Mi sono avvicinato a Laura Pergolizzi con tutte le cautele dovute alle mie fissazioni musicali, come una certa diffidenza per le voci che non mi catturano all'istante e una scarsa fiducia nei prodotti musicali pop americani. Poi essendo un orfano della Winehouse per anni in attesa di un'epifania che mai arrivava (i fan di Adele bussino pure all'ufficio reclami), scetticismo misto a speranza hanno sempre caratterizzato le mie valutazioni di queste cantautrici anglofone. Ma il talento è un attrattore irresistibile e sebbene questo scricciolo di artista non sia né una cantante soul né R&B, le mie discutibilissime cautele sono venute meno.

Churches è la sesta uscita di inediti di LP, dopo una carriera iniziata anche come autrice per altri artisti e poi proseguita con sole esperienze da solista. A dimostrazione che esiste ancora chi in ambito artistico fa la gavetta, come noi nostalgici musicofili auspicheremmo un po' per tutti. È indispensabile definire subito il perimetro di questa breve analisi. L'album presenta la Pergolizzi per quella che è, per chi già la conosce. Non ci sono novità sostanziali, né nella sua scrittura, né nelle interpretazioni, anzi, tutte le caratteristiche del suo stile ben definito sono presenti. Ascolterete pertanto le sue note più strazianti, la vocina alla cartoons, i fischiettii, i cori angelici, l'incedere western. Mi verrebbe da insinuare che sia anche difficile calarsi nel mood del disco, vista la singolare personalità di LP, ma a scanso di equivoci, lei è sempre così dentro a ciò che canta da coinvolgere chi ascolta, indipendentemente dalla capacità di comprensione o condivisione dei testi.

I quattro singoli che hanno anticipato il lavoro li abbiamo già ascoltati nei mesi scorsi nelle nostre radio, dove forse per le evidenti origini, la nostra trova molto spazio, contrariamente a ciò che le accade in madre patria dove di fatto non ha mai veramente sfondato. Tutti buoni pezzi, soprattutto l'ultimo Goodbye, che si fa notare per la freschezza compositiva. Quattro anticipazioni spalmate addirittura su un anno indurrebbero a ritenere l'album in grado di offrire al massimo qualche altro buon brano e poi tutti riempitivi. Invece quello che spicca dopo alcuni ascolti è la straordinaria vena melodica di LP, che infila quindici brani praticamente senza riempitivi e con un paio di perle assolute per il suo repertorio. My Body nelle mani di artiste più blasonate avrebbe tutte le carte in regola per essere una nuova Rolling Into Deep...e qui volutamente infierisco; è un pezzo soul che sembra uscito dalla scuola Motown, un esempio di indiscussa bravura, cantato con una grande intensità. Angels, per quanto non sia esattamente il genere che mi piace sentirle cantare, è un gran bel pezzo, indicato da lei stessa come il suo più riuscito del disco.

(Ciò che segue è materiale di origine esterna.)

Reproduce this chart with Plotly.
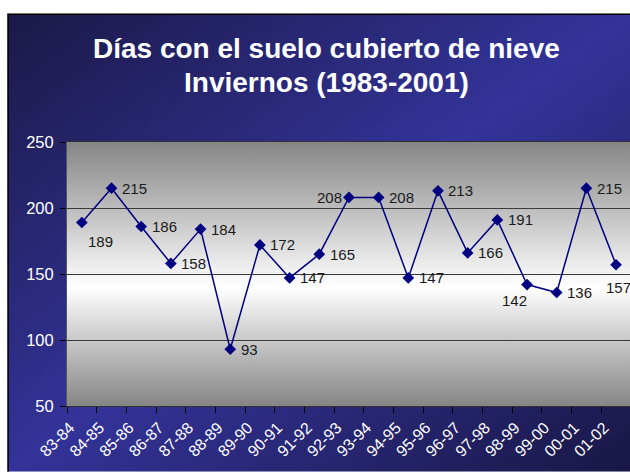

Esiste tuttavia qualche nota dolente, come quella che mi ritorna alla mente quando ascolto dischi pop degli ultimi anni e cioè una scarsa originalità. Perdoniamo alla nostra Laura l'aver "rubacchiato", nientedimeno che al nostro Francesco Di Bella, l'intro di Yes, abbassandolo di qualche tono. Ma bisogna pur rendersi conto che nel pop l'originalità è sempre più merce rara e spesso la composizione si risolve in rielaborazioni originali di cose già sentite. C'è inoltre un difetto interpretativo di LP che restituisce all'ascoltatore, alla fine del disco, la netta sensazione di aver ascoltato troppe urla. Forse tenere a freno l'indole inquieta potrebbe giovare alle sue qualità canore. Non bastano a placare le forti vibrazioni sonore che LP ci impone le due belle e mistiche canzoni finali: Churches, intima come non mai e Poem, breve chiusura strumentale e parlata.

Dubito che LP diventerà mai una star. Non è più giovane, non è particolarmente attraente (mi si perdoni l'eufemismo), non sembra particolarmente sorretta da casa discografica e industria musicale. Però in giro autrici e intrepreti come lei, in questi tempi ancora ricchi di prodotti plastificati, ce ne sono poche. Perciò a lei va tutta la mia stima e soprattutto la mia disponibilità all'ascolto, cosa che io ritengo un dono che ognuno di noi fa a chi produce musica, in tutte le forme.